All lines from the one with "Clone this chart in Plotly." through the one with "tick_font = dict(family='Liberation", and only those, are to be reproduced exactly, both ends included.

Extracted records start

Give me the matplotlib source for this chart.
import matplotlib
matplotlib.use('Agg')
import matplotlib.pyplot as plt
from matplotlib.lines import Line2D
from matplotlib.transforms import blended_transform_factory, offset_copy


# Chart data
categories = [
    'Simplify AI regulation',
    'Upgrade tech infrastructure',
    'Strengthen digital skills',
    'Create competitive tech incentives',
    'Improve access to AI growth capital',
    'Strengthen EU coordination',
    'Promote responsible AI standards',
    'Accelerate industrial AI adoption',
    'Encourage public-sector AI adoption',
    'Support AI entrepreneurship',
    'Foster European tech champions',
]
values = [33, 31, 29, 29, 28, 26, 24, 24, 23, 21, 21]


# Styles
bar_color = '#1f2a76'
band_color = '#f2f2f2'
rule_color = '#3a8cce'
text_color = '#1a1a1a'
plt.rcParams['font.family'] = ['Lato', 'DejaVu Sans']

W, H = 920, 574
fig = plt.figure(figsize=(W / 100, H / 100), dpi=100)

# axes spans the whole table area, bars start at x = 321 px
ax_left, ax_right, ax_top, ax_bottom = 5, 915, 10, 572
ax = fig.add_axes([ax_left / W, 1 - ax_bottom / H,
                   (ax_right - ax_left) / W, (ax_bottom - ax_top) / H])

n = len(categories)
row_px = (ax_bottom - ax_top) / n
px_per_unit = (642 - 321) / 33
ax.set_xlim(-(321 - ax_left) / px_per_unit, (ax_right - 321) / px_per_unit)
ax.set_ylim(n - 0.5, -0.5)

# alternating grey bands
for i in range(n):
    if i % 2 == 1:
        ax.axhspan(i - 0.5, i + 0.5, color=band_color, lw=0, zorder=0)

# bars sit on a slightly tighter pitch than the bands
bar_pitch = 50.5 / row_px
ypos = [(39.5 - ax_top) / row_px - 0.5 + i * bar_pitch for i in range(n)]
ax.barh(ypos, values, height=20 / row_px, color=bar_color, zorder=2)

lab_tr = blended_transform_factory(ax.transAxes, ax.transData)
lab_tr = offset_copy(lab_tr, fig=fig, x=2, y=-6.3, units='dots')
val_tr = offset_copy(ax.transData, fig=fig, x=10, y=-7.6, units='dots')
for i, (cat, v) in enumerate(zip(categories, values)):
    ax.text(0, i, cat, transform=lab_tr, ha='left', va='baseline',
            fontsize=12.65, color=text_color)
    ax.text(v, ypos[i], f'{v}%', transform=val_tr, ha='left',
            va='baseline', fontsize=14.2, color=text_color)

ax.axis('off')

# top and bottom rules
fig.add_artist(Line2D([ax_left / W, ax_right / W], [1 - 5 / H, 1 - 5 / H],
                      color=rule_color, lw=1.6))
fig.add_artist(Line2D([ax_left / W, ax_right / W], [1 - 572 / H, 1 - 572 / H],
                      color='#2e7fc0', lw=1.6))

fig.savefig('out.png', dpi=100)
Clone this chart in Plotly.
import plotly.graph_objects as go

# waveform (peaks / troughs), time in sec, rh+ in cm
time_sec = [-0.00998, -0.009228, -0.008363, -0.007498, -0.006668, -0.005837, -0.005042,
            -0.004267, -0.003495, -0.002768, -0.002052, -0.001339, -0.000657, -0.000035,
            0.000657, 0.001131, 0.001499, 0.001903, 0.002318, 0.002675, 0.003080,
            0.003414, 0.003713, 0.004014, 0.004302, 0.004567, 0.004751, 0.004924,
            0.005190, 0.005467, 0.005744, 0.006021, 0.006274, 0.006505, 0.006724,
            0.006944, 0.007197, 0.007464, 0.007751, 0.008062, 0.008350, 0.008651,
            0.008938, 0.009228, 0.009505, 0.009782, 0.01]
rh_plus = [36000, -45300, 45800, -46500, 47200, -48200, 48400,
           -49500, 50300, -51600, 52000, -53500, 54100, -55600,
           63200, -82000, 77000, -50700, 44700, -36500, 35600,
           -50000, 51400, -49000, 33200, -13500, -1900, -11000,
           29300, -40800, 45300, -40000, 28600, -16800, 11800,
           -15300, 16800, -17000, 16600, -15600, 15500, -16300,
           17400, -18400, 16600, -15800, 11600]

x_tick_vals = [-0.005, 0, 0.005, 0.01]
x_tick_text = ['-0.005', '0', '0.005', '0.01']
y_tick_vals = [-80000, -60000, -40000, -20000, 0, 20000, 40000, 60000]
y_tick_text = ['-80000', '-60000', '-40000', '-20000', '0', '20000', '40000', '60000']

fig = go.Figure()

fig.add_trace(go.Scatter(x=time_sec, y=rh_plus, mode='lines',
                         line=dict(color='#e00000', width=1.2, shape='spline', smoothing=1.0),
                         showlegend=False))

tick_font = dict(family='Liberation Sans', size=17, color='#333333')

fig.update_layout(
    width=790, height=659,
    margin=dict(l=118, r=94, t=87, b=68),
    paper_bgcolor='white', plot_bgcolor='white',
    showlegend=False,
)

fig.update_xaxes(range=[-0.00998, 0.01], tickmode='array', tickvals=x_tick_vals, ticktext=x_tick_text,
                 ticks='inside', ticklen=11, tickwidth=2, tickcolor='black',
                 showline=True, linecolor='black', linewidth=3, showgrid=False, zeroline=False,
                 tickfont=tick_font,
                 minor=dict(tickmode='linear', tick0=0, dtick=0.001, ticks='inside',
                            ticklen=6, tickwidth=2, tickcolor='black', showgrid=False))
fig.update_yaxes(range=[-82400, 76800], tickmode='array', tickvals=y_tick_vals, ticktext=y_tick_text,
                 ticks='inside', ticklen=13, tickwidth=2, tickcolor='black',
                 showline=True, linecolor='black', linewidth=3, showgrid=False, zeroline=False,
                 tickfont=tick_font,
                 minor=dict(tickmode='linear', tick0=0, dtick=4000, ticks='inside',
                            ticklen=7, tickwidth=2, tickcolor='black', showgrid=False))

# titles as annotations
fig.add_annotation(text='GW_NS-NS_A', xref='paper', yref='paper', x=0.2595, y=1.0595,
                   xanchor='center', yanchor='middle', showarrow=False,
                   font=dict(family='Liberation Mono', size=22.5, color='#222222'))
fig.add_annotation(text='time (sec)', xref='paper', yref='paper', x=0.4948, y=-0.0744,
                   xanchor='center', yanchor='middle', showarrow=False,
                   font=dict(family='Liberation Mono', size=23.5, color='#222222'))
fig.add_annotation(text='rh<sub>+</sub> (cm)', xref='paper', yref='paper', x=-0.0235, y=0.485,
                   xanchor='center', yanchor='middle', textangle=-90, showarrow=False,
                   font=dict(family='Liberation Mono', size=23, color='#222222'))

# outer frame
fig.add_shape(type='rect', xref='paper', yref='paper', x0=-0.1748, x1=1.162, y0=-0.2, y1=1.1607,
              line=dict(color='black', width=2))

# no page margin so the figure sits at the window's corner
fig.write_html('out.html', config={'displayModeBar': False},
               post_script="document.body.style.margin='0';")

Extracted records end

## Response
Clone this chart in Plotly.
import plotly.graph_objects as go

# waveform (peaks / troughs), time in sec, rh+ in cm
time_sec = [-0.00998, -0.009228, -0.008363, -0.007498, -0.006668, -0.005837, -0.005042,
            -0.004267, -0.003495, -0.002768, -0.002052, -0.001339, -0.000657, -0.000035,
            0.000657, 0.001131, 0.001499, 0.001903, 0.002318, 0.002675, 0.003080,
            0.003414, 0.003713, 0.004014, 0.004302, 0.004567, 0.004751, 0.004924,
            0.005190, 0.005467, 0.005744, 0.006021, 0.006274, 0.006505, 0.006724,
            0.006944, 0.007197, 0.007464, 0.007751, 0.008062, 0.008350, 0.008651,
            0.008938, 0.009228, 0.009505, 0.009782, 0.01]
rh_plus = [36000, -45300, 45800, -46500, 47200, -48200, 48400,
           -49500, 50300, -51600, 52000, -53500, 54100, -55600,
           63200, -82000, 77000, -50700, 44700, -36500, 35600,
           -50000, 51400, -49000, 33200, -13500, -1900, -11000,
           29300, -40800, 45300, -40000, 28600, -16800, 11800,
           -15300, 16800, -17000, 16600, -15600, 15500, -16300,
           17400, -18400, 16600, -15800, 11600]

x_tick_vals = [-0.005, 0, 0.005, 0.01]
x_tick_text = ['-0.005', '0', '0.005', '0.01']
y_tick_vals = [-80000, -60000, -40000, -20000, 0, 20000, 40000, 60000]
y_tick_text = ['-80000', '-60000', '-40000', '-20000', '0', '20000', '40000', '60000']

fig = go.Figure()

fig.add_trace(go.Scatter(x=time_sec, y=rh_plus, mode='lines',
                         line=dict(color='#e00000', width=1.2, shape='spline', smoothing=1.0),
                         showlegend=False))

tick_font = dict(family='Liberation Sans', size=17, color='#333333')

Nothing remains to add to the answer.